Digital Ego: Social and Legal Aspects of Virtual Identity by Jacob van Kokswi jk is a sprawling, quirky and encyclopedic exploration of identity.
Kokswi surfs in and out of an astounding variety of perspectives including ancient and modern history, philosophy, psychology, law and artificial intelligence. He makes good use of graphics to clarify concepts. I especially like his chart outlining the structure of online identity. It's the academic big brother to my more narrative images on the topic.
The footnotes alone are worth the purchase price. If you don't see me in-world much this week, it's because I'm busy running around the web gathering up all of the content he references.
I'm not going to compile the results from the avatar vs. human test results until the weekend, so there's still time to participate.
2 comments:
Thanks for calling attention to this, BG. I'm adding it to the "must read now" list for my own research on SLegality.

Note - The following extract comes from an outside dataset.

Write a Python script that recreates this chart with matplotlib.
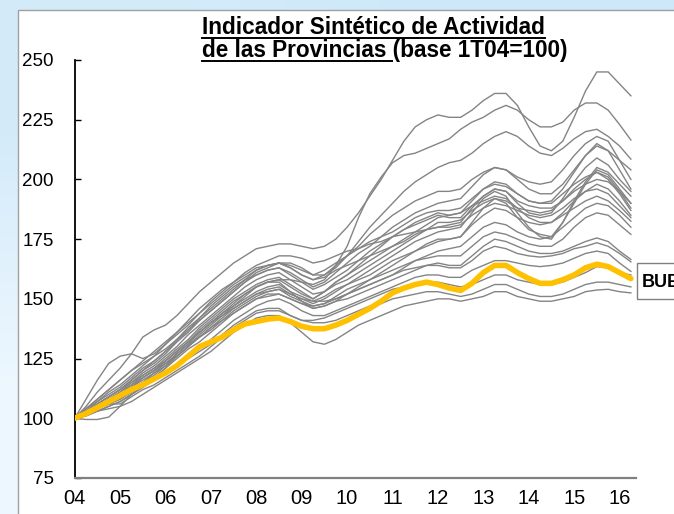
import matplotlib
matplotlib.use('Agg')
import matplotlib.pyplot as plt
import numpy as np
from matplotlib.patches import Rectangle
from matplotlib.lines import Line2D

# ---------------- data (quarterly, 1T04 .. 2T16) ----------------
year_labels = ['04', '05', '06', '07', '08', '09', '10', '11', '12', '13', '14', '15', '16']
y_ticks = [75, 100, 125, 150, 175, 200, 225, 250]

bue = [100, 102, 104.5, 107, 109.5, 112, 114, 116.5, 119, 122,
       126, 130, 132, 134, 137, 139.5, 140.5, 141.5, 142, 140.5,
       138.5, 137.5, 137.5, 139, 141, 143.5, 146, 149, 152.5, 154.5,
       156, 157, 156, 154.5, 153.5, 156.5, 161, 164, 164, 161,
       158.5, 156.5, 156.5, 158, 160, 163, 164.5, 163.5, 161, 158.5]

p01 = [100, 105, 111, 116, 121, 127, 134, 137, 139, 143,
       148, 153, 157, 161, 165, 168, 171, 172, 173, 173,
       172, 171, 172, 175, 180, 186, 193, 200, 208, 216,
       222, 225, 227, 226, 226, 229, 233, 236, 236, 231,
       222, 214, 212, 216, 226, 237, 245, 245, 240, 235]
p02 = [100, 103, 106, 109, 112, 115, 118, 121, 124, 128,
       132, 136, 140, 144, 148, 152, 155, 157, 158, 158,
       157, 156, 158, 164, 172, 184, 194, 201, 207, 210,
       211, 213, 215, 217, 221, 224, 226, 229, 231, 229,
       225, 222, 222, 224, 229, 232, 232, 229, 223, 216.5]
p03 = [100, 104, 108, 112, 116, 120, 123, 126, 129, 133,
       137, 141, 145, 149, 153, 157, 161, 163, 165, 165,
       163, 160, 160, 163, 168, 174, 180, 185, 190, 195,
       199, 202, 205, 207, 208, 211, 215, 218, 220, 218,
       214, 211, 210, 213, 217, 220, 221, 218, 214, 208.5]
p04 = [100, 103, 107, 110, 113, 117, 121, 124, 128, 132,
       136, 141, 145, 149, 153, 157, 160, 162, 163, 161,
       158, 155, 157, 161, 165, 169, 172, 176, 180, 183,
       186, 188, 190, 191, 192, 197, 202, 205, 204, 201,
       199, 198, 199, 204, 210, 215, 218, 216, 208, 200]
p05 = [100, 102, 105, 107, 110, 114, 118, 121, 125, 129,
       133, 138, 142, 146, 150, 153, 156, 158, 159, 156,
       153, 150, 153, 157, 160, 164, 168, 172, 176, 179,
       182, 184, 186, 185, 186, 191, 196, 199, 198, 194,
       191, 190, 191, 196, 203, 210, 215, 212, 204, 196]
p06 = [100, 103, 106, 109, 112, 116, 120, 123, 127, 132,
       137, 142, 146, 150, 154, 158, 162, 164, 165, 163,
       160, 158, 159, 162, 164, 166, 168, 170, 172, 174,
       177, 179, 180, 181, 182, 188, 193, 196, 195, 190,
       186, 185, 186, 192, 199, 205, 209, 206, 200, 195]
p07 = [100, 102, 104, 106, 108, 111, 115, 118, 122, 127,
       131, 136, 140, 143, 146, 149, 152, 154, 155, 152,
       150, 148, 150, 153, 156, 159, 162, 165, 168, 171,
       174, 176, 178, 179, 180, 186, 192, 195, 193, 186,
       180, 176, 175, 182, 191, 199, 205, 203, 198, 193]
p08 = [100, 103, 105, 107, 109, 113, 117, 120, 124, 128,
       132, 137, 141, 145, 149, 152, 155, 157, 157, 153,
       149, 146, 147, 149, 152, 155, 158, 161, 164, 167,
       170, 172, 174, 175, 176, 182, 188, 192, 190, 184,
       179, 177, 176, 182, 190, 198, 204, 202, 196, 190]
p09 = [100, 104, 107, 111, 114, 118, 122, 126, 131, 136,
       141, 146, 150, 154, 157, 160, 163, 164, 165, 164,
       162, 160, 162, 165, 168, 171, 174, 176, 178, 181,
       184, 186, 187, 187, 188, 192, 196, 198, 197, 194,
       191, 190, 190, 194, 198, 201, 203, 201, 195, 188]
p10 = [100, 102, 105, 108, 111, 115, 119, 122, 126, 130,
       135, 139, 143, 147, 151, 155, 158, 160, 161, 158,
       155, 152, 153, 156, 158, 161, 164, 167, 170, 173,
       176, 179, 182, 182, 183, 187, 190, 192, 191, 188,
       187, 186, 187, 191, 196, 200, 203, 200, 194, 187]
p11 = [100, 103, 105, 108, 110, 113, 117, 120, 124, 128,
       132, 136, 140, 144, 147, 150, 153, 155, 156, 153,
       151, 149, 151, 154, 156, 158, 160, 163, 166, 168,
       170, 173, 175, 175, 176, 181, 185, 188, 187, 184,
       182, 181, 182, 186, 191, 195, 198, 196, 191, 185]
p12 = [100, 101, 103, 105, 107, 110, 114, 117, 121, 126,
       130, 135, 139, 143, 147, 151, 155, 157, 158, 155,
       152, 150, 153, 157, 160, 163, 166, 169, 172, 175,
       178, 181, 184, 185, 186, 189, 191, 193, 192, 188,
       184, 182, 182, 185, 188, 191, 193, 191, 187, 182.5]
p13 = [100, 102, 104, 107, 109, 112, 115, 119, 122, 126,
       130, 134, 138, 141, 144, 147, 150, 152, 152, 150,
       148, 147, 148, 150, 152, 154, 156, 158, 160, 163,
       166, 168, 170, 171, 172, 176, 180, 182, 181, 178,
       176, 175, 176, 180, 184, 188, 190, 189, 185, 180]
p14 = [100, 108, 116, 123, 126, 127, 125, 127, 131, 135,
       139, 144, 149, 153, 157, 161, 164, 166, 168, 168,
       167, 165, 166, 168, 170, 171, 173, 174, 176, 177,
       178, 179, 180, 180, 181, 185, 188, 190, 189, 187,
       185, 184, 185, 188, 192, 195, 196, 194, 189, 184]
p15 = [100, 102, 104, 106, 108, 111, 114, 117, 121, 125,
       129, 132, 136, 140, 144, 147, 150, 151, 152, 150,
       148, 146, 147, 149, 150, 152, 154, 156, 158, 160,
       162, 164, 165, 164, 164, 168, 172, 175, 174, 172,
       170, 169, 169, 170, 172, 174, 175.5, 174, 170, 166.5]
p16 = [100, 103, 105, 108, 111, 114, 117, 120, 123, 126,
       130, 134, 137, 141, 145, 148, 151, 153, 154, 152,
       150, 149, 149, 150, 152, 154, 156, 158, 160, 162,
       163, 164, 164, 163, 163, 166, 170, 172, 171, 169,
       168, 167.5, 168, 169, 171, 172, 173.5, 172, 169, 165.5]
p17 = [100, 101, 103, 105, 107, 110, 113, 116, 119, 122,
       126, 129, 133, 137, 141, 144, 147, 149, 150, 148,
       145, 143, 143, 145, 147, 149, 151, 153, 155, 157,
       159, 160, 160, 159, 159, 162, 164, 166, 166, 165,
       164, 163.5, 164, 165, 167, 169, 170, 169, 165, 161.5]
p18 = [100, 102, 104, 106, 106, 109, 112, 114, 117, 120,
       123, 126, 130, 134, 138, 141, 144, 145, 145, 143,
       141, 141, 142, 144, 146, 148, 150, 152, 154, 155,
       156, 157, 157, 156, 155, 156, 158, 160, 160, 158,
       157, 156, 156, 157, 159, 161, 163.5, 163, 161, 160]
p19 = [100, 99.5, 99.5, 100.5, 105, 110, 113, 116, 119, 122,
       125, 128, 131, 135, 139, 142, 145, 146, 146, 143,
       141, 140, 140, 141, 143, 145, 147, 148, 150, 151,
       152, 153, 153, 152, 151, 152, 154, 156, 156, 154,
       152, 151, 151, 152, 154, 156, 157, 157, 156, 155]
p20 = [100, 102, 103, 104, 105, 107, 110, 113, 116, 119,
       122, 125, 128, 132, 136, 139, 142, 143, 143, 140,
       136, 132, 131, 133, 136, 139, 141, 143, 145, 147,
       148, 149, 150, 150, 149, 150, 151, 153, 153, 151,
       150, 149, 149, 150, 151, 153, 153.7, 154, 153, 152.5]
p21 = [100, 103, 106, 109, 112, 116, 120, 124, 128, 133,
       138, 142, 147, 151, 155, 158, 160, 162, 163, 160,
       157, 154, 156, 159, 162, 166, 170, 173, 176, 179,
       181, 183, 185, 184, 184, 189, 193, 196, 195, 191,
       189, 188, 188, 191, 195, 198, 200, 199, 195, 190]
p22 = [100, 102, 104, 107, 110, 113, 116, 119, 123, 127,
       131, 134, 138, 142, 146, 149, 152, 153, 154, 151,
       149, 147, 148, 151, 154, 156, 158, 160, 162, 164,
       166, 167, 168, 168, 168, 172, 176, 178, 177, 175,
       173, 172, 172, 175, 180, 184, 186, 185, 181, 177]
p23 = [100, 104, 108, 112, 116, 120, 124, 128, 132, 136,
       140, 144, 148, 152, 156, 159, 162, 164, 165, 163,
       160, 158, 160, 164, 168, 172, 177, 181, 185, 188,
       191, 193, 195, 195, 196, 200, 203, 205, 204, 200,
       196, 194, 194, 198, 204, 210, 214, 212, 208, 204]

provinces = [p01, p02, p03, p04, p05, p06, p07, p08, p09, p10, p11, p12,
             p13, p14, p15, p16, p17, p18, p19, p20, p21, p22, p23]

title_line1 = 'Indicador Sintético de Actividad'
title_line2_a = 'de las Provincias '
title_line2_b = '(base 1T04=100)'
series_label = 'BUE'

# ---------------- figure ----------------
W, H = 674, 514
fig = plt.figure(figsize=(W / 100, H / 100), dpi=100)
fig.patch.set_facecolor('#dbeefc')

bg = fig.add_axes([0, 0, 1, 1], zorder=-10)
bg.axis('off')
corners = np.array([[[0.83, 0.92, 0.98], [0.80, 0.91, 0.98]],
                    [[0.93, 0.97, 1.00], [0.90, 0.95, 0.99]]])
bg.imshow(corners, extent=[0, 1, 0, 1], aspect='auto', interpolation='bilinear')
bg.set_xlim(0, 1)
bg.set_ylim(0, 1)

panel = Rectangle((18 / W, -0.05), 1.0, 1.05 - 10 / H, transform=fig.transFigure,
                  facecolor='white', edgecolor='#a0a0a0', linewidth=1.0, zorder=-5)
fig.add_artist(panel)

ax = fig.add_axes([74.7 / W, 36 / H, (636 - 74.7) / W, (478 - 60) / H])
ax.set_facecolor('none')

x = np.arange(len(bue))
for s in provinces:
    ax.plot(x, s, color='#848484', lw=1.0, solid_joinstyle='miter', zorder=2)
ax.plot(x, bue, color='#FFC000', lw=4.0, solid_capstyle='round', zorder=3)

ax.set_xlim(0, 49.45)
ax.set_ylim(75, 250)
ax.set_yticks(y_ticks)
ax.set_xticks(np.arange(0, 4 * len(year_labels), 4))
ax.set_xticklabels(year_labels)

for sp in ['top', 'right']:
    ax.spines[sp].set_visible(False)
ax.spines['left'].set_color('black')
ax.spines['left'].set_linewidth(1.3)
ax.spines['bottom'].set_color('#808080')
ax.spines['bottom'].set_linewidth(1.6)

ax.tick_params(axis='y', direction='in', length=4.5, width=1.0, color='black',
               pad=15, labelsize=13.5, labelcolor='black')
ax.tick_params(axis='x', length=0, pad=8, labelsize=14.5, labelcolor='black')
for lab in ax.get_yticklabels():
    lab.set_family(['Liberation Sans', 'DejaVu Sans'])
for lab in ax.get_xticklabels():
    lab.set_family(['Liberation Sans Narrow', 'Liberation Sans', 'DejaVu Sans'])

# ---------------- title with underline ----------------
fig.canvas.draw()
r = fig.canvas.get_renderer()
tkw = dict(fontsize=16.3, fontweight='bold', family=['Liberation Sans', 'DejaVu Sans'],
           va='baseline', color='black')
t1 = fig.text(373.5 / W, 1 - 34.5 / H, title_line1, ha='center', **tkw)
t2 = fig.text(384.5 / W, 1 - 57.5 / H, title_line2_a + title_line2_b, ha='center', **tkw)
tmp = fig.text(0, 0, title_line2_b, ha='left', **tkw)
bb1 = t1.get_window_extent(r)
bb2 = t2.get_window_extent(r)
wb = tmp.get_window_extent(r).width
tmp.remove()

u1 = 1 - 37.5 / H
fig.add_artist(Line2D([bb1.x0 / W, bb1.x1 / W], [u1, u1], transform=fig.transFigure,
                      color='black', lw=1.4))
u2 = 1 - 60.5 / H
fig.add_artist(Line2D([bb2.x0 / W, (bb2.x1 - wb) / W], [u2, u2], transform=fig.transFigure,
                      color='black', lw=1.4))

# ---------------- BUE label box ----------------
box = Rectangle((637 / W, 1 - 299 / H), 0.2, 36 / H, transform=fig.transFigure,
                facecolor='white', edgecolor='#808080', linewidth=1.0, zorder=5)
fig.add_artist(box)
fig.text(642 / W, 1 - 287 / H, series_label, ha='left', va='baseline', fontsize=13,
         fontweight='bold', family=['Liberation Sans', 'DejaVu Sans'],
         color='black', zorder=6)

fig.savefig('out.png', dpi=100)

If ONLY he had an editor - the meandering is wonderful but really - it needed a good tightening up by someone with an eye for helping an author with brilliant ideas express them with a lot more clarity. If I had my copy I'd toss in an example or two...it's such a shame, because it distracts from the pleasures of the content.

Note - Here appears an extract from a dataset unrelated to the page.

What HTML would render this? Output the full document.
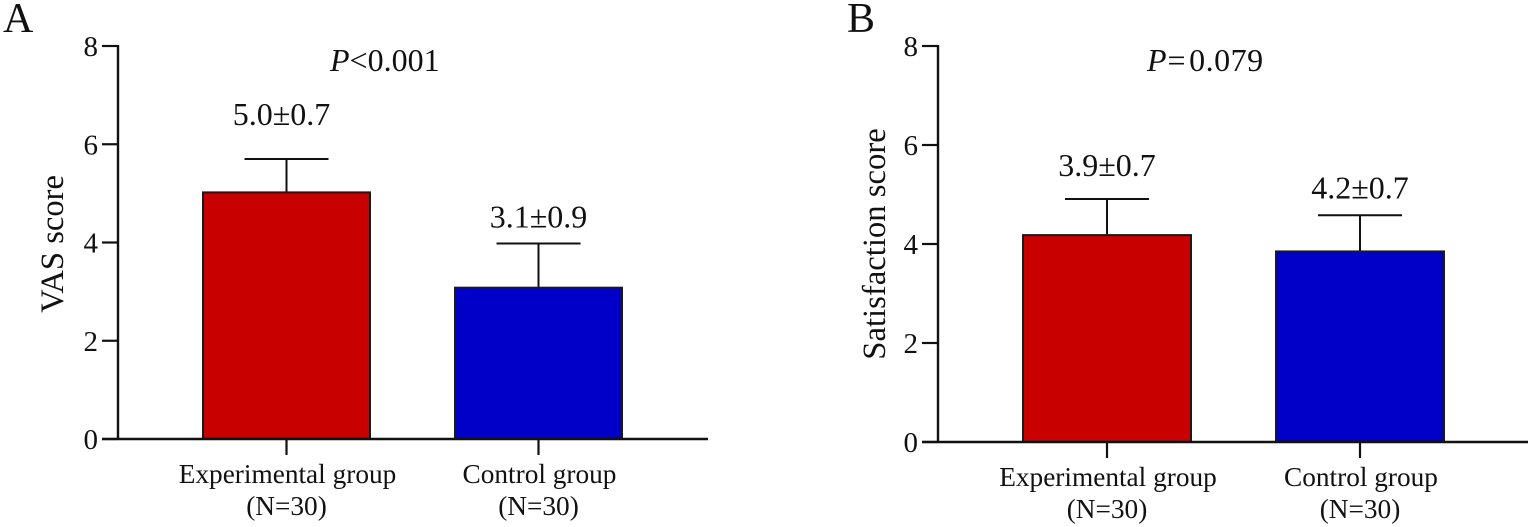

While the legal section is worth the price of the book, the rest of it I'm not so sure - I didn't find it all that, hmm...coherent. And I'm not sure that the overuse of footnotes to Wikipedia really qualifies as scholarly although you're right - there is some good stuff in there, although I think that if footnotes comprise 1/3rd of the content maybe they should have been appended as a really useful appendix?

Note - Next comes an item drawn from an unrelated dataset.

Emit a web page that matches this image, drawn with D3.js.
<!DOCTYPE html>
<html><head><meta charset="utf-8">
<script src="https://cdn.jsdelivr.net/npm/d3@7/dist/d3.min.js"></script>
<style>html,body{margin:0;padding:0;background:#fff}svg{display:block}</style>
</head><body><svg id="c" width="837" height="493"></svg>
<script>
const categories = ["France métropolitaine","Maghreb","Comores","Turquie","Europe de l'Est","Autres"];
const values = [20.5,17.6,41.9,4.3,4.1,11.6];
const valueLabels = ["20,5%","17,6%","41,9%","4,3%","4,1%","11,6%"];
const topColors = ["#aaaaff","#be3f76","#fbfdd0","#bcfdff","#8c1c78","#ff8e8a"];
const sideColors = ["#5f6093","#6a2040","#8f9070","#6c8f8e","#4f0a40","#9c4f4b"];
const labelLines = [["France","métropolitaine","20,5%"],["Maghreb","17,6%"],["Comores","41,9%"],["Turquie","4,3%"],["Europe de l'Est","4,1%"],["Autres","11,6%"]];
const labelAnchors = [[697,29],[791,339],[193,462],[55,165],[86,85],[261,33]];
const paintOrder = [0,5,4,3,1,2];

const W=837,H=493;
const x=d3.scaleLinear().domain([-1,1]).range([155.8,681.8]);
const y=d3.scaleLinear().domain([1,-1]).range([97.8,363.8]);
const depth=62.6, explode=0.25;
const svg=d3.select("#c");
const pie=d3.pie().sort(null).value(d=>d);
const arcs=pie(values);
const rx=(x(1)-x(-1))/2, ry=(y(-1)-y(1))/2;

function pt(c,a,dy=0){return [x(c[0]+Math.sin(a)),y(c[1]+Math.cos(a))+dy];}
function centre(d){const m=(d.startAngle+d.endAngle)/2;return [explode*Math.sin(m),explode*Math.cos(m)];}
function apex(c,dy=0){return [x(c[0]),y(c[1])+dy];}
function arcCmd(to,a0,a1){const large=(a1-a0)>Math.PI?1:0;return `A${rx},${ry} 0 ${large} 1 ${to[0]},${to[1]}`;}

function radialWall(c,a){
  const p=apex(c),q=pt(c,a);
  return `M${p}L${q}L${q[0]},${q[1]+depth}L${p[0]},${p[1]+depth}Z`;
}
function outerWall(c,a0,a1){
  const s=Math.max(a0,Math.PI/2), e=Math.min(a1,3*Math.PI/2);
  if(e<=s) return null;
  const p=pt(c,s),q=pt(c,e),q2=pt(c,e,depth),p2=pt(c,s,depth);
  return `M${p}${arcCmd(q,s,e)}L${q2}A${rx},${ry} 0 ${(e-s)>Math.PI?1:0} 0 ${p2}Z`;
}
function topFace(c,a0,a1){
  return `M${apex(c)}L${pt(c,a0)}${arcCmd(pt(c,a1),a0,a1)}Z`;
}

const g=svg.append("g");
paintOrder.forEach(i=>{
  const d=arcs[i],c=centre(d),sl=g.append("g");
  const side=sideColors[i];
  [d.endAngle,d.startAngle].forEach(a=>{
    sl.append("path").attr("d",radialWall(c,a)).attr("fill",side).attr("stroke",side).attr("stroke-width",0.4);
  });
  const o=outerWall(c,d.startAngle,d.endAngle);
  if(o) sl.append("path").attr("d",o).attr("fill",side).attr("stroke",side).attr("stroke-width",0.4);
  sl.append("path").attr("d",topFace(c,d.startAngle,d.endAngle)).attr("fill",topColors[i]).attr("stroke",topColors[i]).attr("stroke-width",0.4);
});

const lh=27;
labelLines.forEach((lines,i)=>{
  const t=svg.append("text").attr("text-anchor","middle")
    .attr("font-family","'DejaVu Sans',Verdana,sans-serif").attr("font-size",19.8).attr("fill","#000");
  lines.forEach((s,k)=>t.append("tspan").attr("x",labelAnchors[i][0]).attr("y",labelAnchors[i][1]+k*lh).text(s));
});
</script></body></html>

Having said that, there are some real gems in here, some notions to explore, some side links to commentary on identity, avatar rights, all that good stuff. I just found it a bit tough to wade through, and I'm hardly one for clarity or brevity myself.
I know - always better to say something nice or don't say anything at all....but consider it a plea on behalf of editors everywhere - even the greatest ideas can use a bit of sharpening, and if you're going to actually *gasp* put it on paper, it's a useful service to your readers.
Hmm. It's Monday. Maybe that's why. Because really, bravo for Digital Ego, it DOES add to our collective knowledge - but if I was going to recommend a MUST READ - not for this month, or this year, but for this decade when it comes to virtual worlds, it would be Coming of Age in Second Life (read it in parallel to Hamlet's book and you're pretty much good to go).